Can’t you see all of that in our great Thanksgiving hymn, Come Ye Thankful People Come, written by Henry Alford, a good Anglican churchman?
Come, ye thankful people, come,
Raise the song of harvest home!
All is safely gathered in,
Ere the winter storms begin;
God, our Maker, doth provide
For our wants to be supplied;
Come to God’s own temple, come;
Raise the song of harvest home!
For Israel, the harvest was to be a holy day. For Christians, Thanksgiving should be a holy day and not just a holiday.

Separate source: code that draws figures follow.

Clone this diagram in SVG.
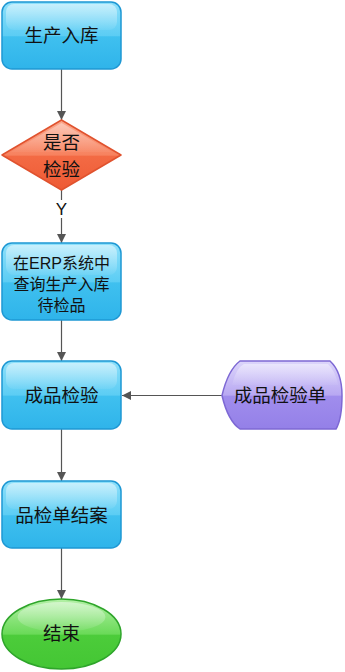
<svg xmlns="http://www.w3.org/2000/svg" width="345" height="672" viewBox="0 0 345 672">
<style>
text{font-family:"Liberation Sans","Noto Sans CJK SC",sans-serif;fill:#111;text-anchor:middle}
.t18{font-size:18.5px}
.t16{font-size:16px}
.ty{font-size:17px}
.blue{fill:url(#gBlue);stroke:#1e98d4;stroke-width:1.5}
.hl{fill:url(#gHl)}
.conn{stroke:#555;stroke-width:1.2;fill:none;marker-end:url(#arr)}
</style>
<defs>
<linearGradient id="gBlue" x1="0" y1="0" x2="0" y2="1">
<stop offset="0" stop-color="#8fe0fa"/><stop offset="0.5" stop-color="#5ccdf4"/><stop offset="0.52" stop-color="#3fc0ef"/><stop offset="1" stop-color="#2fb4ea"/>
</linearGradient>
<linearGradient id="gRed" x1="0" y1="0" x2="0" y2="1">
<stop offset="0" stop-color="#fba78c"/><stop offset="0.5" stop-color="#f7825f"/><stop offset="0.52" stop-color="#f36a44"/><stop offset="1" stop-color="#ee5a34"/>
</linearGradient>
<linearGradient id="gPurple" x1="0" y1="0" x2="0" y2="1">
<stop offset="0" stop-color="#ddd6fb"/><stop offset="0.5" stop-color="#b8a8f2"/><stop offset="0.52" stop-color="#a08ded"/><stop offset="1" stop-color="#9480e8"/>
</linearGradient>
<linearGradient id="gGreen" x1="0" y1="0" x2="0" y2="1">
<stop offset="0" stop-color="#b3f0a6"/><stop offset="0.5" stop-color="#6ada58"/><stop offset="0.52" stop-color="#4ccc3a"/><stop offset="1" stop-color="#44c634"/>
</linearGradient>
<linearGradient id="gHl" x1="0" y1="0" x2="0" y2="1">
<stop offset="0" stop-color="#fff" stop-opacity="0.85"/><stop offset="1" stop-color="#fff" stop-opacity="0.1"/>
</linearGradient>
<marker id="arr" viewBox="0 0 10 10" refX="10" refY="5" markerWidth="9" markerHeight="9" markerUnits="userSpaceOnUse" orient="auto">
<path d="M0,0 L10,5 L0,10 z" fill="#555"/>
</marker>
</defs>
<g id="connectors">
<line class="conn" x1="61.5" y1="69" x2="61.5" y2="120"/>
<line x1="61.5" y1="190" x2="61.5" y2="200" stroke="#555" stroke-width="1.2"/>
<line class="conn" x1="61.5" y1="218" x2="61.5" y2="243"/>
<text x="61.5" y="215" class="ty">Y</text>
<line class="conn" x1="61.5" y1="320" x2="61.5" y2="361"/>
<line class="conn" x1="222" y1="395.5" x2="122" y2="395.5"/>
<line class="conn" x1="61.5" y1="429" x2="61.5" y2="481"/>
<line class="conn" x1="61.5" y1="548" x2="61.5" y2="599"/>
</g>
<g id="n1">
<rect class="blue" x="2" y="2" width="119" height="67" rx="10"/>
<rect class="hl" x="6" y="4" width="111" height="26" rx="8" opacity="0.6"/>
<text class="t18" x="61.5" y="42">生产入库</text>
</g>
<g id="n2">
<path d="M61.5,120 L121,155 L61.5,190 L2,155 Z" fill="url(#gRed)" stroke="#e0522e" stroke-width="1.5" stroke-linejoin="round"/>
<path d="M61.5,123 L112,152 L11,152 Z" fill="url(#gHl)" opacity="0.45"/>
<text class="t18" x="61.5" y="149">是否</text>
<text class="t18" x="61.5" y="176">检验</text>
</g>
<g id="n3">
<rect class="blue" x="2" y="243" width="119" height="77" rx="10"/>
<rect class="hl" x="6" y="245" width="111" height="30" rx="8" opacity="0.6"/>
<text class="t16" x="61.5" y="269">在ERP系统中</text>
<text class="t16" x="61.5" y="290">查询生产入库</text>
<text class="t16" x="61.5" y="311">待检品</text>
</g>
<g id="n4">
<rect class="blue" x="2" y="361" width="119" height="68" rx="10"/>
<rect class="hl" x="6" y="363" width="111" height="26" rx="8" opacity="0.6"/>
<text class="t18" x="61.5" y="402">成品检验</text>
</g>
<g id="n5">
<path d="M222,395.5 Q228,370 240,361 L330,361 Q342,372 342,395.5 Q342,419 336,429 L240,429 Q228,421 222,395.5 Z" fill="url(#gPurple)" stroke="#7d68d4" stroke-width="1.5"/>
<path d="M232,385 Q236,368 244,364 L328,364 Q336,372 338,385 Z" fill="url(#gHl)" opacity="0.5"/>
<text class="t18" x="280" y="402">成品检验单</text>
</g>
<g id="n6">
<rect class="blue" x="2" y="481" width="119" height="67" rx="10"/>
<rect class="hl" x="6" y="483" width="111" height="26" rx="8" opacity="0.6"/>
<text class="t18" x="61.5" y="522">品检单结案</text>
</g>
<g id="n7">
<ellipse cx="61.5" cy="634" rx="59.5" ry="35" fill="url(#gGreen)" stroke="#2ea52a" stroke-width="1.5"/>
<ellipse cx="61.5" cy="617" rx="44" ry="15" fill="url(#gHl)" opacity="0.55"/>
<text class="t18" x="61.5" y="640">结束</text>
</g>
</svg>
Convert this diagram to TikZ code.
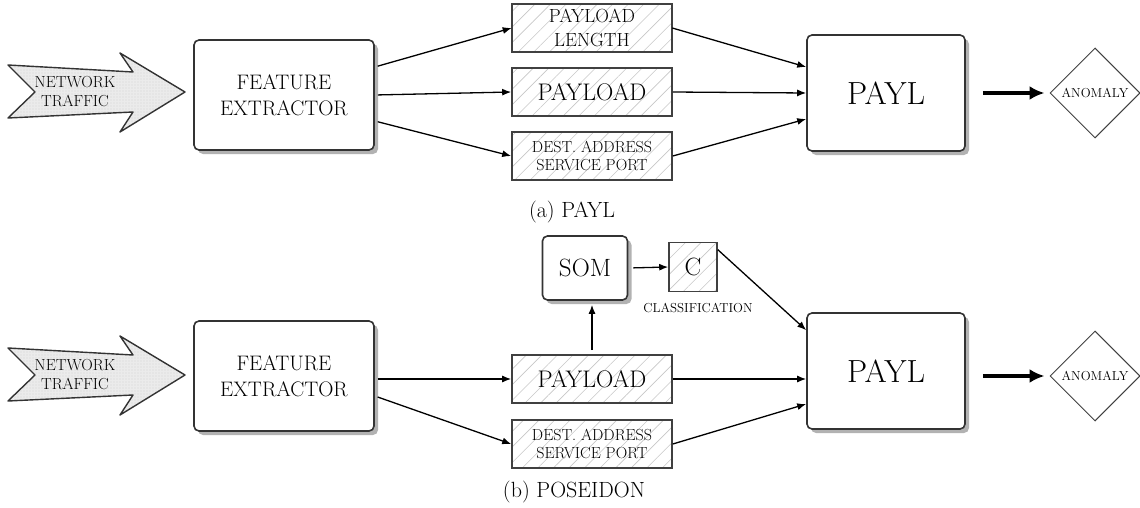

On 9 May this year, the Sunday before the Ascension, we observed a holy day of the church: Rogation Sunday. It is a day to process through the fields and to ask God’s blessing on the crops. We include these petitions either in the Great Litany or in the Prayers of the People:
That it may please thee to grant favorable weather, temperate rain, and fruitful seasons, that there may be food and drink for all thy creatures,
We beseech thee to hear us, good Lord.
That it may please thee to bless the lands and waters, and all who work upon them to bring forth food and all things needful for thy people,
We beseech thee to hear us, good Lord.
That it may please thee to look with favor upon all who care for the earth, the water, and the air, that the riches of thy creation may abound from age to age,
We beseech thee to hear us, good Lord.
If planting started with a holy day of prayer to God for his blessing, it seems good and right that the harvest should end with a holy day of thanksgiving to God for his blessings: prayers offered and prayers answered.
So, while our culture celebrates the holiday of Thanksgiving tomorrow — and, of course, we will join with them in that — let’s also keep holy day tomorrow, presenting our feast to God as firstfruits of praise and Thanksgiving, recounting the story of God’s blessing and all his wonderful deeds. Amen.